--- EXERCISE BRIEF ---
Search the data below for the word "matplotlib" and copy each line that holds it.

[Excerpt from a dataset]
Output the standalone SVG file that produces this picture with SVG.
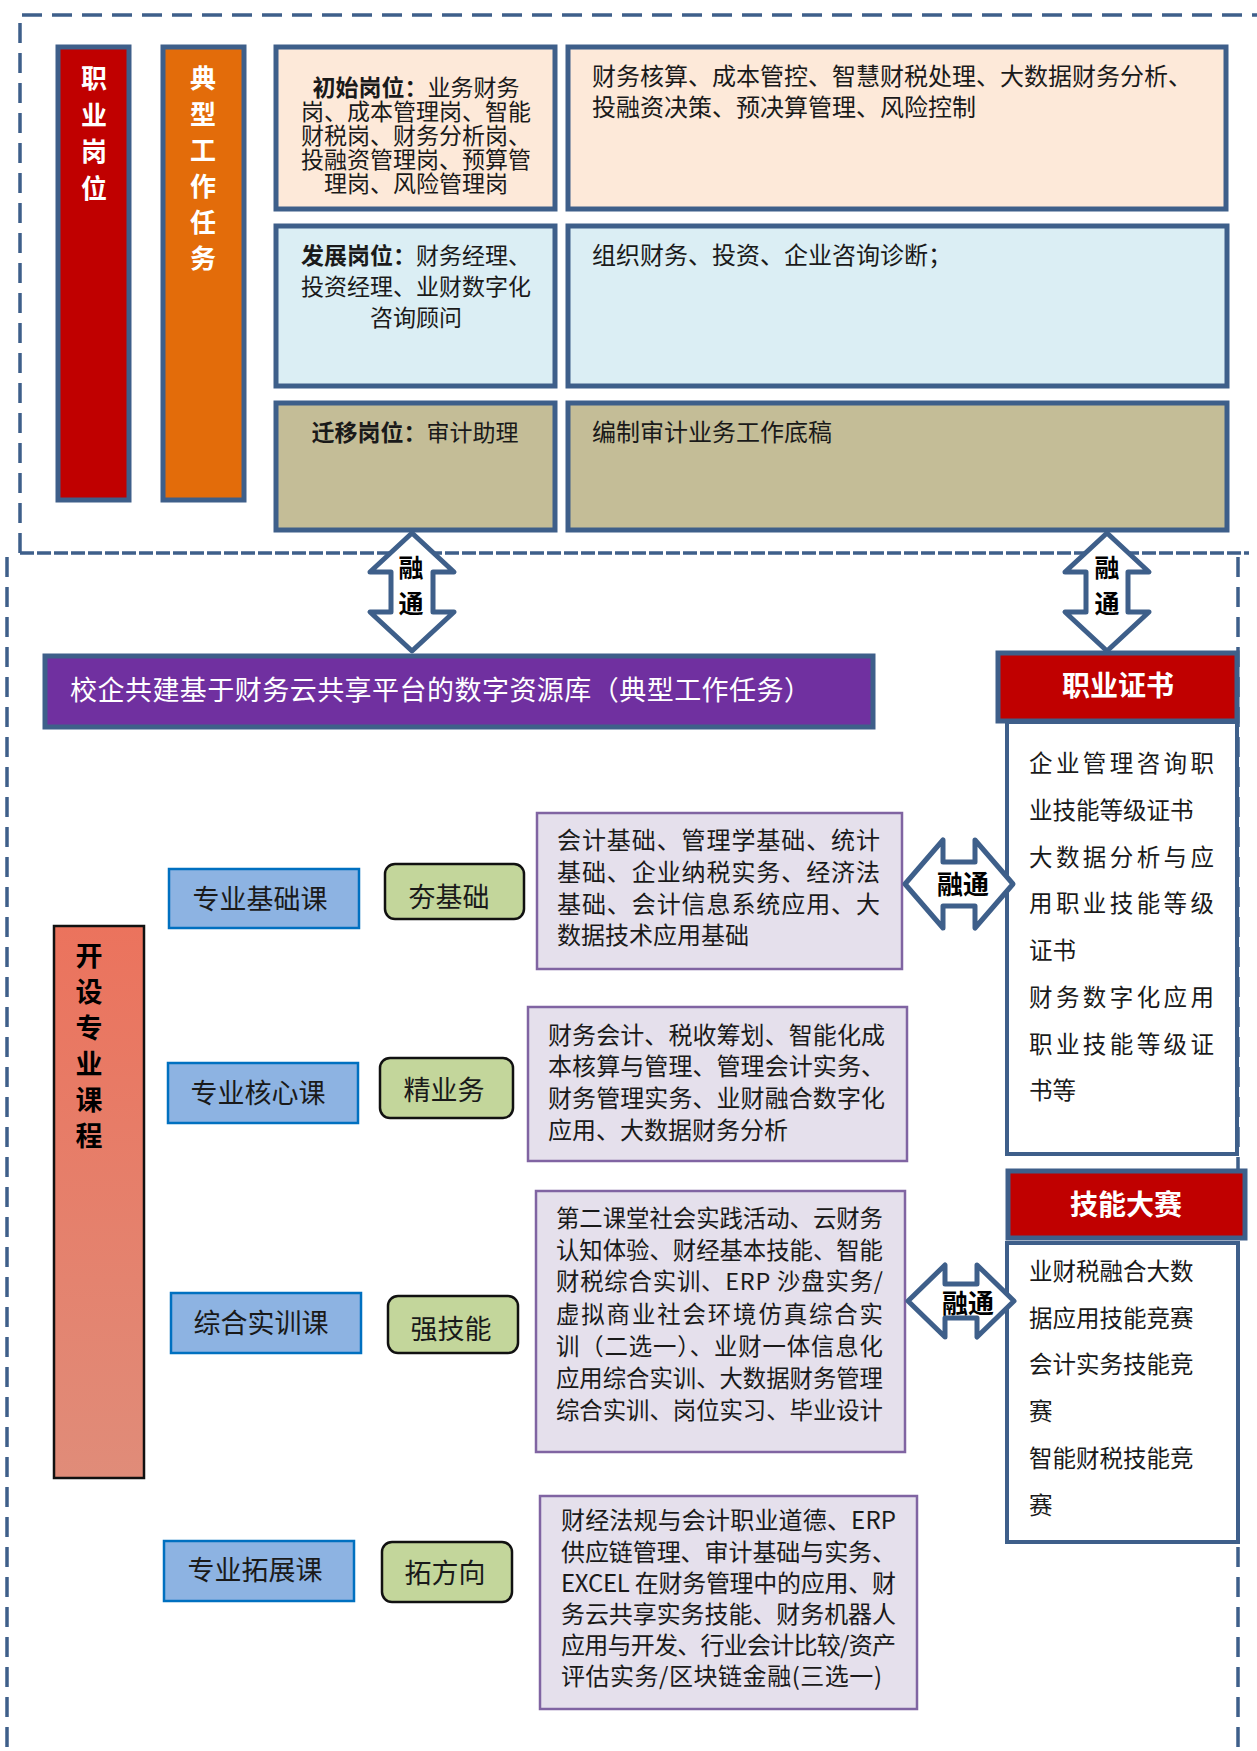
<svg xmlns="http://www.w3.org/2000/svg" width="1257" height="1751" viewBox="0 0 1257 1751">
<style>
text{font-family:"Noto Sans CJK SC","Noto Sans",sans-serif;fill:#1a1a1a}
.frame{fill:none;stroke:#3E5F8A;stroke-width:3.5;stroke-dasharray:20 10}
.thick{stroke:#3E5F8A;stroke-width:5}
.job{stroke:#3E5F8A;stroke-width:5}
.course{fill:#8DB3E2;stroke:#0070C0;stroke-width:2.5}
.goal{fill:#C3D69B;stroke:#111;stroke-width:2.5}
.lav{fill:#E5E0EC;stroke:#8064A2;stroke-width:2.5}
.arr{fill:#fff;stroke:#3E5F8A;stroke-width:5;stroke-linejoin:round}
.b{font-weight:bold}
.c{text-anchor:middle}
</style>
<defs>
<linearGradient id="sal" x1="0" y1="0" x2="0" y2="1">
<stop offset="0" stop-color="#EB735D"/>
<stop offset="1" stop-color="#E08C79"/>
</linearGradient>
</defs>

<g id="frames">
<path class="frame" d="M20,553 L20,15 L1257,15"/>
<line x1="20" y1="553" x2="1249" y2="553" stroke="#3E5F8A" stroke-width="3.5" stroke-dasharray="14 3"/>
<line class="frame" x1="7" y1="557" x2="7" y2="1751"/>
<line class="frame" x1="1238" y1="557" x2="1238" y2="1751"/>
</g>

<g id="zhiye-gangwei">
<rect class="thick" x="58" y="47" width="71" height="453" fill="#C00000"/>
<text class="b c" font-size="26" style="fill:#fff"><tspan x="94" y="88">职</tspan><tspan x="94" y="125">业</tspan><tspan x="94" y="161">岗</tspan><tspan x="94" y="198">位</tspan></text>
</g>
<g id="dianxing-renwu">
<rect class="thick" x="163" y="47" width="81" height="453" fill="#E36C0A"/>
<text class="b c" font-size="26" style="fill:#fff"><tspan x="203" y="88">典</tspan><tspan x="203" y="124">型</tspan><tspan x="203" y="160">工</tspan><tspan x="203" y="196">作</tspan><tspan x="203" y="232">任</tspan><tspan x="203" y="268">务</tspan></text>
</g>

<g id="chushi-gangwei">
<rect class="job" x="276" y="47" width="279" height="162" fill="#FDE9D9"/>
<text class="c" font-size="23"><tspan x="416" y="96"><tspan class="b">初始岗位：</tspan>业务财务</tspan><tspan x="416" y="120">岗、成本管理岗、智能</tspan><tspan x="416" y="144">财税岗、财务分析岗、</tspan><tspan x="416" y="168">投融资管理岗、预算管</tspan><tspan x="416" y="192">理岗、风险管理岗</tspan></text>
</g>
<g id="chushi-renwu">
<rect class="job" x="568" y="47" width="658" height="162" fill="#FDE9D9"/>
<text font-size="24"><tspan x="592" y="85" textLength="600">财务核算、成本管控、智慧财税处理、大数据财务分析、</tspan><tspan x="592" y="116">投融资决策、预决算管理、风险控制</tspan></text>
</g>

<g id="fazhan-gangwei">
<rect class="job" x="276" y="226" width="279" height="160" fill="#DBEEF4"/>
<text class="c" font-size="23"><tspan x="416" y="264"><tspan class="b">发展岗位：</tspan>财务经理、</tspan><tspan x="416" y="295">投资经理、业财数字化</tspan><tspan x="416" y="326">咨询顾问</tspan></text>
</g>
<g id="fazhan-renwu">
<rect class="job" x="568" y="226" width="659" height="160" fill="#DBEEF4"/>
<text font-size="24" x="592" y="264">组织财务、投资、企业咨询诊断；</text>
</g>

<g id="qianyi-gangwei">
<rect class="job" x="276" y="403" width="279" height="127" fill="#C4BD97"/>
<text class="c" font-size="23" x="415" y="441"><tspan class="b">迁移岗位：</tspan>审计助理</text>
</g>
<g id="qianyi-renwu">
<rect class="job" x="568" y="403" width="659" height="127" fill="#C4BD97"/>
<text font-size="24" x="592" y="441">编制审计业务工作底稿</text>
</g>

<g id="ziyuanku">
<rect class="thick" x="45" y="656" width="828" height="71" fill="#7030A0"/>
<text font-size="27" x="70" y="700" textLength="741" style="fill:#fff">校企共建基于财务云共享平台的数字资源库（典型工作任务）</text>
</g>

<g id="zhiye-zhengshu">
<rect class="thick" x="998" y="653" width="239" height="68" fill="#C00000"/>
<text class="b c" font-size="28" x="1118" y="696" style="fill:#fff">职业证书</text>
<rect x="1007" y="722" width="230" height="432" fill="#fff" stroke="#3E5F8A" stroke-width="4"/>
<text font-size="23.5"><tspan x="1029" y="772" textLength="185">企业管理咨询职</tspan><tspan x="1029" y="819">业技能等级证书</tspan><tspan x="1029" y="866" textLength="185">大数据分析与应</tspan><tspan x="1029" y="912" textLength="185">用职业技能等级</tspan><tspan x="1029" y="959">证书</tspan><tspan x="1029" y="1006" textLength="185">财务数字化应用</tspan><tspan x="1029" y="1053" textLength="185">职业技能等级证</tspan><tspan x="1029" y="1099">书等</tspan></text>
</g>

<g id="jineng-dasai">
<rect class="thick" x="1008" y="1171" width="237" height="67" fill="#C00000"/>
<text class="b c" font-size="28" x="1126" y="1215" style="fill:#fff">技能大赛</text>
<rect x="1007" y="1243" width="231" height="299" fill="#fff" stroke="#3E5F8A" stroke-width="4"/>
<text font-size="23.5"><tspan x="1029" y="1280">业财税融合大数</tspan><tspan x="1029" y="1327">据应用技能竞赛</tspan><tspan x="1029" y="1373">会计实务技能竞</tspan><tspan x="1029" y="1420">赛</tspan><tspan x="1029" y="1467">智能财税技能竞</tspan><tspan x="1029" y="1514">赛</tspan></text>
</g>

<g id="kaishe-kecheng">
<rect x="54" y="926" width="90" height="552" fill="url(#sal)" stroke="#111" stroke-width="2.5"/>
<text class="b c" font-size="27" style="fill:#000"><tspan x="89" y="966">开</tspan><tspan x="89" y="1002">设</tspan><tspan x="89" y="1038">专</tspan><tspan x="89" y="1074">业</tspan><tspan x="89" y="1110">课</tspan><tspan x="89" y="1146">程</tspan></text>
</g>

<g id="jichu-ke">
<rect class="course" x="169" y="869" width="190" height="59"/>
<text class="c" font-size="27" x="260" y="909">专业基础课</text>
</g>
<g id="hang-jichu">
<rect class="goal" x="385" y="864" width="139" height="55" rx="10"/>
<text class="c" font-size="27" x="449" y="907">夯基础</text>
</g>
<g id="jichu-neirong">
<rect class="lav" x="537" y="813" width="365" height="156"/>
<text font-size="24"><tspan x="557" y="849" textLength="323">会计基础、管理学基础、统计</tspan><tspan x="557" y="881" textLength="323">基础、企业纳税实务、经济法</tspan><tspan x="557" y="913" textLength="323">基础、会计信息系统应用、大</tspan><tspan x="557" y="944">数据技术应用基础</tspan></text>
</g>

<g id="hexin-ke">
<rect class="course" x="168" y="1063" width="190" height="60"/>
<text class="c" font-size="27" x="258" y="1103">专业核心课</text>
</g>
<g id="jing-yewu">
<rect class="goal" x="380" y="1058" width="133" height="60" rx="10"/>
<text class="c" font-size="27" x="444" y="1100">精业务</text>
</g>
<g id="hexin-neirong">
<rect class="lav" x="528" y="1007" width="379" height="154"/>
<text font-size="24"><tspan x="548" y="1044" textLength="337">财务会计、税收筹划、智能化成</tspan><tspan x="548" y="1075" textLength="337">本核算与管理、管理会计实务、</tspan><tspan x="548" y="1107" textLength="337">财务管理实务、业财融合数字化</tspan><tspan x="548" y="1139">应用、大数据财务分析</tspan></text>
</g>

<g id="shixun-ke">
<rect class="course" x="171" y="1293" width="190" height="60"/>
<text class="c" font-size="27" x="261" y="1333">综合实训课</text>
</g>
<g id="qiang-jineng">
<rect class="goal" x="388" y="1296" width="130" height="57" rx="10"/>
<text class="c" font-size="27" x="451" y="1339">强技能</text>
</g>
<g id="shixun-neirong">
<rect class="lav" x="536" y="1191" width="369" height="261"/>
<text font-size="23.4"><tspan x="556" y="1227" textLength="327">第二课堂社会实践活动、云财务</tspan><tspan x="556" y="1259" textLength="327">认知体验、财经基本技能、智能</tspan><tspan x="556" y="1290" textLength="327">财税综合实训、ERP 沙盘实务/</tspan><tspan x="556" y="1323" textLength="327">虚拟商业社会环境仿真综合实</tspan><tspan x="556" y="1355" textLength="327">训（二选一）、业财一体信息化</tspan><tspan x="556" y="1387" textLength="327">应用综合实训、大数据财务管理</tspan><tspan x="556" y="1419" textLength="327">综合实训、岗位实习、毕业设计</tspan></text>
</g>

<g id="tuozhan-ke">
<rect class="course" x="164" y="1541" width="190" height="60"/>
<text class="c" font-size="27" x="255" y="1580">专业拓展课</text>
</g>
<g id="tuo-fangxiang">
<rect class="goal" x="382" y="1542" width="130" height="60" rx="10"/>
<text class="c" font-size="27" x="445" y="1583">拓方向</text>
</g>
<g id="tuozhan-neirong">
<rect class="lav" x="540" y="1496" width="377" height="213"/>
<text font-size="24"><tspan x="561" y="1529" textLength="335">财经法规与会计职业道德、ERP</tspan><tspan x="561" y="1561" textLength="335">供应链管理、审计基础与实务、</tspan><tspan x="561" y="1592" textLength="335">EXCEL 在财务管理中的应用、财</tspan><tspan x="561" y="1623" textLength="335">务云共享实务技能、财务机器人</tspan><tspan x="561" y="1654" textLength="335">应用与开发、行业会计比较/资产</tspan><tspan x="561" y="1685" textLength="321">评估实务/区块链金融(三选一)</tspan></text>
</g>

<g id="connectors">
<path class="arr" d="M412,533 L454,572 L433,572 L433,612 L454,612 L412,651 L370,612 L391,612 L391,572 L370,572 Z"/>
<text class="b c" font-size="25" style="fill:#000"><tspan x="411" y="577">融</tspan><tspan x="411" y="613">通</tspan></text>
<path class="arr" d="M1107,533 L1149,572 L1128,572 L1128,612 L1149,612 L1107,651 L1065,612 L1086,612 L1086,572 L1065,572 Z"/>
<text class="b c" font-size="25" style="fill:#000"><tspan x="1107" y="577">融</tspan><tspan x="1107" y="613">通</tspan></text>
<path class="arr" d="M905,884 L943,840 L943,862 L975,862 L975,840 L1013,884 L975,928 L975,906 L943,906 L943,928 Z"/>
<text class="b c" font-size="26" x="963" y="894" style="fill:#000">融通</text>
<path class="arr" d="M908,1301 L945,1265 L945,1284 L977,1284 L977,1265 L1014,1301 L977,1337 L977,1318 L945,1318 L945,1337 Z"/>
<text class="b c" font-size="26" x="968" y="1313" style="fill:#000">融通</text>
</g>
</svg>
==
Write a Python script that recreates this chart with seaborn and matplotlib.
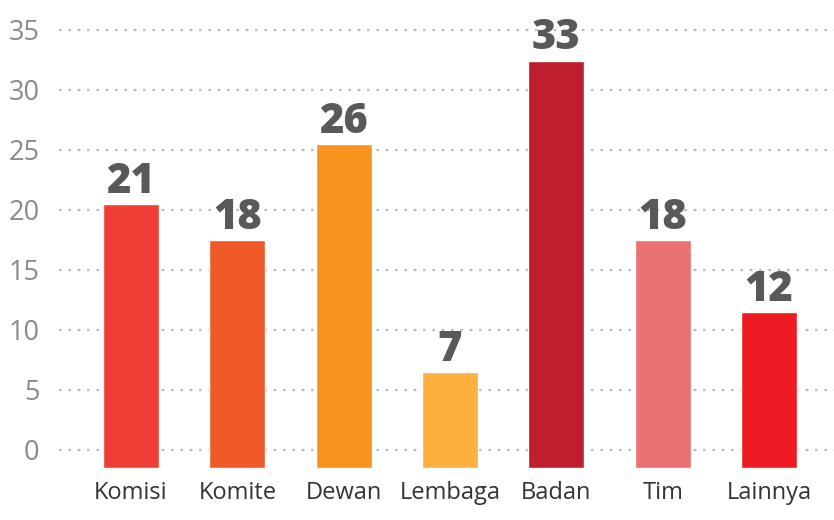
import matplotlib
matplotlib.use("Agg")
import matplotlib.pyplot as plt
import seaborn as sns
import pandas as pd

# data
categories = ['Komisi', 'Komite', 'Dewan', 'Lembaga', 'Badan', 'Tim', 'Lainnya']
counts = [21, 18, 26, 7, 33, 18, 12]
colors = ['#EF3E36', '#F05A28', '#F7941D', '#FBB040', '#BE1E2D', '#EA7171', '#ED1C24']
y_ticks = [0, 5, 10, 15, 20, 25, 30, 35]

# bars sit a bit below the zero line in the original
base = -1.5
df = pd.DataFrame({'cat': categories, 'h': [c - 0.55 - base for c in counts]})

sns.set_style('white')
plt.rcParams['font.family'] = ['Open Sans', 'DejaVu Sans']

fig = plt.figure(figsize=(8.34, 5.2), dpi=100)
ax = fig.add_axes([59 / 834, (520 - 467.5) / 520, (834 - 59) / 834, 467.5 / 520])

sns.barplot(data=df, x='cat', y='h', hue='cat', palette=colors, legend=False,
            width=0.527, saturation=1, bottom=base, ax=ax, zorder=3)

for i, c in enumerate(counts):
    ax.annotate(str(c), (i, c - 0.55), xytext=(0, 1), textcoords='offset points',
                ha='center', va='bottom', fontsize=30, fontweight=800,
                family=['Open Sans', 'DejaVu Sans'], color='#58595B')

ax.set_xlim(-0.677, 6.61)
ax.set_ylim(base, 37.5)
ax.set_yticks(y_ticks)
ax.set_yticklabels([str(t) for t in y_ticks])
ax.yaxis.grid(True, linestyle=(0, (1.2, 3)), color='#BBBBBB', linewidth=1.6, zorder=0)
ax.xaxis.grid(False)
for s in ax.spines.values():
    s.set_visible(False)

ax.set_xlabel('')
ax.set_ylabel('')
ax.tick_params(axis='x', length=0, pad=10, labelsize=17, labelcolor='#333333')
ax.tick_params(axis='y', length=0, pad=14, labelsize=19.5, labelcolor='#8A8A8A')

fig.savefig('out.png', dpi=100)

--- FULL SOLUTION ---
Write a Python script that recreates this chart with seaborn and matplotlib.
import matplotlib
matplotlib.use("Agg")
import matplotlib.pyplot as plt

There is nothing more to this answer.